Andreas Kublik
· 06.03.2026
When the dust clears on Saturday and you have a clear view of the course of the Strade Bianche race, when the best have arrived in the Piazza del Campo in the historic centre of Siena, then you know a lot about the current pecking order in women's cycling. The women's race is a rendezvous of the world's elite - all the active Tour de France winners, Olympic champions and world champions are at the start. Last year's winner Demi Vollering will start the race with bib number one. For many experts, however, it is not the Dutchwoman who is the top favourite, but Pauline Ferrand-Prévot: the Frenchwoman dominated the Tour de France last year and previously proved how strong she is in one-day races on difficult terrain when she won Paris-Roubaix. Like Tour winner Pogacar in the men's race, the Tour winner in the women's race will also be making her season debut at Strade Bianche. Ferrand-Prevot knows how to prepare meticulously and she is ambitious enough to want to prove herself as the best on the white gravel roads. "I feel very good," said "PFP at a press conference organised by her team Visma-Lease a bike, back from a three-week altitude training camp in Tenerife. With the multiple cross world champion Marianne Vos, she should have a congenial partner in the team when it comes to reacting flexibly in the race.

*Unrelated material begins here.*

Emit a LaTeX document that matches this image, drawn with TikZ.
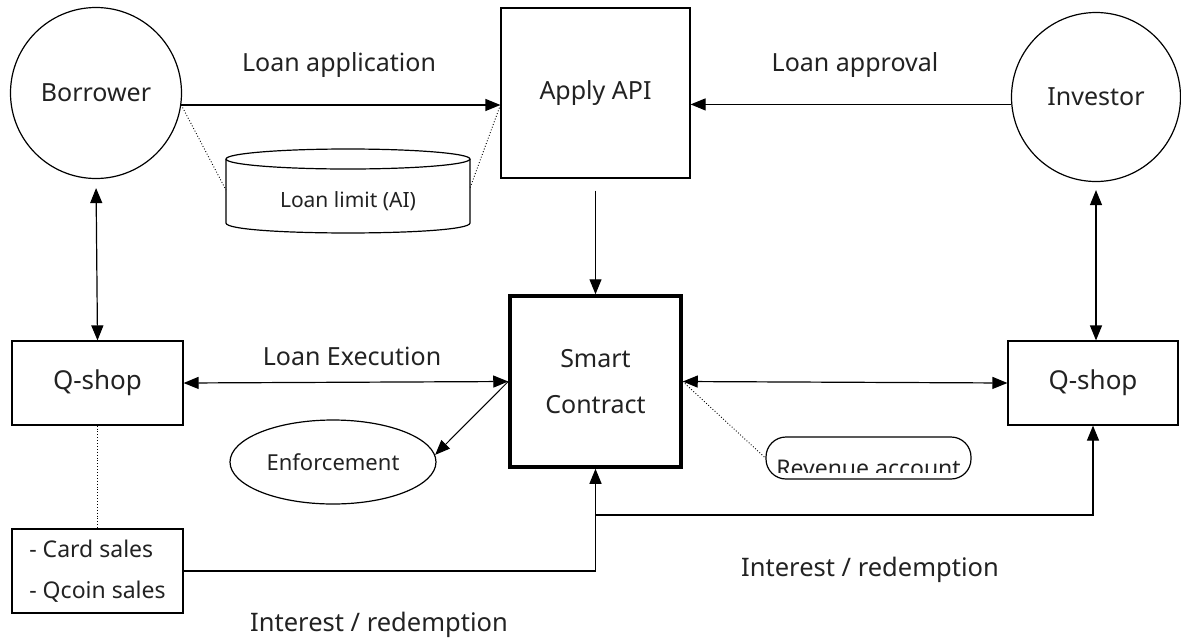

Last year, Ferrand-Prévot had finished behind winner Vollering and runner-up Anna van der Breggen. However, she had only just returned to road cycling as an Olympic mountain bike champion - but it was already clear that she would make the transition back to road cycling without any major adjustment problems. Last year, van der Breggen was the final companion of the eventual winner. But this time, the 2018 winner said before the race that she was mainly there to help her team-mate at SD Worx-Protime, Lotte Kopecky. However, the two-time road world champion has yet to show exactly how well she has recovered from her form crisis at the end of last season. Her season debut a week ago at the Omloop Het Nieuwsblad didn't really allow any conclusions to be drawn. Kopecky and Vollering were once team-mates - now they are rivals. One of them could become the sole record holder if she wins.
Alongside Vollering and Ferrand-Prévot, Katarzyna Niewiadoma will be the third Tour winner at the start. The Polish rider from the German team Canyon-SRAM-zondacrypto has already been gravel world champion, she masters the gravel roads and has finished second three times. It is rumoured that the 31-year-old is starting this season with particular ambition. The competitors should also have the winner of the Giro d'Italia, Elisa Longo Borghini, on their radar. The aggressive leader of the UAE-ADQ team always wants to ride particularly well in her home country of Italy - and win if possible.
So the line-up is exquisite. Anyone who wants to criticise the start list could at best criticise the fact that Olympic champion Kristen Faulkner and time trial world champion Marlen Reusser are not taking part. But Faulkner has no special memories of the race in which she was once disqualified for using an unauthorised glucose meter. She will be replaced by reigning world champion Magedeleine Vallières as captain of Team EF Education. And Reusser is unlikely to feel particularly comfortable on the slippery descents - she has every reason to avoid risks on her way to the big season goals at the Tour de France. The off-road specialists Puck Pieterse (Fenix-Premier Tech) and Shirin van Anroij (Lidl-Trek) are also likely to want to have a say in the top places.
Unlike in the men's race, there is a good chance that a German will end up at the top of the results list in the women's race. Liane Lippert doesn't really enjoy such high altitude metres (around 2,200 metres for the women over 133 kilometres), but she still came seventh once in 2023. And she has set herself the goal for this season of keeping up with the best in the mountains for longer - so that she can help her team-mate Marlen Reusser in the Tour de France Femmes in the high mountains for as long as possible. In the race over the numerous gravel sectors, the 28-year-old from Friedrichshafen has the leading role in Team Movistar. The German champion Franziska Koch showed herself to be strong at the start of the season, but in her new team FDJ-SUEZ she is likely to mainly do positioning work for captain Demi Vollering. Gravel specialist Rosa Maria Klöser (Canyon-SRAM-zondacrypto) is the only other German in the peloton as Niewiadoma's helper.